Come of Age
Prime aged meat. Three words that make most of us salivate. But what does the phrase mean, exactly? Let's break it down.
by Penny Pollack & Jeff Ruby
PRIME A prime grade, the United States Department of Agriculture's highest classification, has abundant marbling (white speckled fat within the beef's muscle), whose presence is no accident. "It has a lot to do with the genetics of the animals themselves," says Walter Sommers, president of the West Loop-based Ruprecht Company, a 148-year-old meat processor that distributes to many of Chicago's top steak houses. "It also has a lot to do with the age and feed of the animal and the climate the animal is raised in." Of lesser importance, but also a factor, is how many hormones an animal may be given—hormones produce muscle mass, not fat.

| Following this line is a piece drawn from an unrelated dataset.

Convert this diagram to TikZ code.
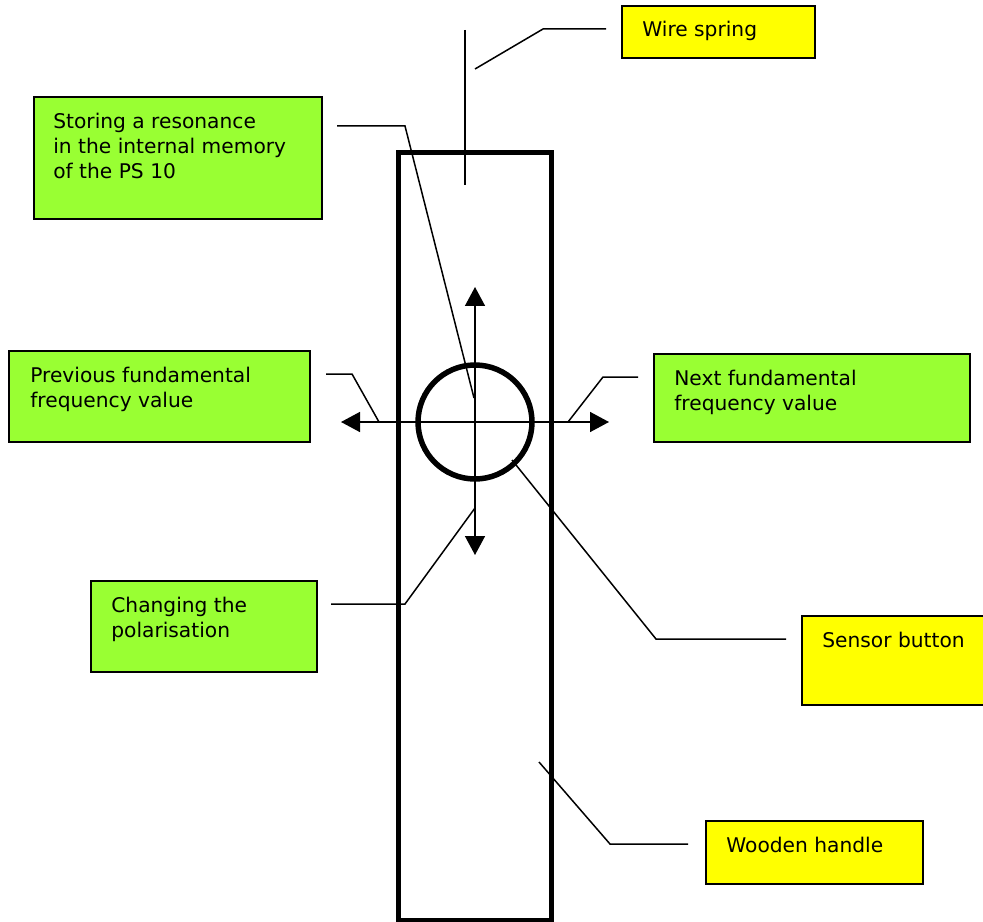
\documentclass[tikz,border=0pt]{standalone}
\usepackage{fontspec}
\setmainfont{DejaVu Sans}
\usetikzlibrary{arrows.meta}
\definecolor{notegreen}{HTML}{99FF33}
\definecolor{noteyellow}{HTML}{FFFF00}
\tikzset{
	notebox/.style={draw=black, line width=0.35mm, rectangle, inner sep=0pt, anchor=north west},
	greennote/.style={notebox, fill=notegreen},
	yellownote/.style={notebox, fill=noteyellow},
	notetext/.style={anchor=north west, align=left, inner sep=0pt, font=\fontsize{11.5}{14.2}\selectfont},
	leader/.style={line width=0.3mm},
	moveaxis/.style={line width=0.3mm, {Triangle[length=3.8mm,width=4mm]}-{Triangle[length=3.8mm,width=4mm]}}
}
\begin{document}
\begin{tikzpicture}[x=0.02cm, y=-0.02cm]
			%%%%% START %%%%%
			\useasboundingbox (0, 0) rectangle (983, 922);
			\clip (0, 0) rectangle (983, 922);
			
			% handle and spring
			\draw[line width=1mm] (398, 153) rectangle (551, 920);
			\draw[line width=0.3mm] (465, 30) -- (465, 185);
			
			% sensor button and its four directions
			\coordinate (btn) at (475, 422);
			\coordinate (up) at (475, 287);
			\coordinate (down) at (475, 555);
			\coordinate (left) at (341, 422);
			\coordinate (right) at (609, 422);
			\draw[moveaxis] (up) -- (down);
			\draw[moveaxis] (left) -- (right);
			\draw[line width=1.1mm] (btn) circle (1.14cm);
			
			% notes
			\node[greennote, minimum width=5.76cm, minimum height=2.44cm] (storing) at (33, 96) {};
			\node[notetext] at ([xshift=4mm, yshift=-3.3mm]storing.north west) {Storing a resonance\\in the internal memory\\of the PS 10};
			
			\node[greennote, minimum width=6.02cm, minimum height=1.82cm] (previous) at (8, 350) {};
			\node[notetext] at ([xshift=4.4mm, yshift=-3.3mm]previous.north west) {Previous fundamental\\frequency value};
			
			\node[greennote, minimum width=4.52cm, minimum height=1.82cm] (changing) at (90, 580) {};
			\node[notetext] at ([xshift=4.2mm, yshift=-3.3mm]changing.north west) {Changing the\\polarisation};
			
			\node[yellownote, minimum width=3.86cm, minimum height=1.04cm] (wire) at (621, 5) {};
			\node[notetext] at ([xshift=4.2mm, yshift=-3.1mm]wire.north west) {Wire spring};
			
			\node[greennote, minimum width=6.32cm, minimum height=1.76cm] (next) at (653, 353) {};
			\node[notetext] at ([xshift=4.2mm, yshift=-3.3mm]next.north west) {Next fundamental\\frequency value};
			
			\node[yellownote, minimum width=4.2cm, minimum height=1.78cm] (sensor) at (801, 615) {};
			\node[notetext] at ([xshift=4.2mm, yshift=-3.3mm]sensor.north west) {Sensor button};
			
			\node[yellownote, minimum width=4.34cm, minimum height=1.26cm] (wooden) at (705, 820) {};
			\node[notetext] at ([xshift=4.2mm, yshift=-3.3mm]wooden.north west) {Wooden handle};
			
			% leader lines
			\coordinate (wirefoot) at (606, 29);
			\coordinate (wirepin) at (475, 69);
			\draw[leader] (wirefoot) -- (543, 29) -- (wirepin);
			
			\coordinate (storingfoot) at (337, 126);
			\coordinate (storingpin) at (474, 398);
			\draw[leader] (storingfoot) -- (405, 126) -- (storingpin);
			
			\coordinate (previousfoot) at (326, 374);
			\coordinate (previouspin) at (379, 422);
			\draw[leader] (previousfoot) -- (352, 374) -- (previouspin);
			
			\coordinate (nextfoot) at (638, 377);
			\coordinate (nextpin) at (568, 422);
			\draw[leader] (nextfoot) -- (603, 377) -- (nextpin);
			
			\coordinate (changingfoot) at (331, 604);
			\coordinate (changingpin) at (475, 508);
			\draw[leader] (changingfoot) -- (405, 604) -- (changingpin);
			
			\coordinate (sensorfoot) at (786, 639);
			\coordinate (sensorpin) at (512, 460);
			\draw[leader] (sensorfoot) -- (656, 639) -- (sensorpin);
			
			\coordinate (woodenfoot) at (688, 844);
			\coordinate (woodenpin) at (539, 762);
			\draw[leader] (woodenfoot) -- (610, 844) -- (woodenpin);
			
			%%%%% END %%%%%
\end{tikzpicture}
\end{document}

AGED Beef contains plenty of tough connective tissue. During the aging process, the natural enzymes in the meat break down the tissue, rendering the beef exponentially more tender and flavorful. Wet-aged meat, generally the preference in the Midwest, is packed in its juices, basically shrink-wrapped in Cryovac, and refrigerated for a minimum of 14 days. It comes out juicier than it began. Dry-aged beef, more popular on the East Coast, sits naked on racks in a temperature-and-humidity-controlled environment, evaporating the beef's natural water and losing roughly 20 to 30 percent of its weight. End result: concentrated flavor. There's no right or wrong here, but most steak houses in Chicago specialize in wet-aging. Only a handful dry-age, which is more expensive, and a few offer both kinds of steaks— Capital Grille, Harry Caray's, Chicago Firehouse, andTramonto's. Try a taste test.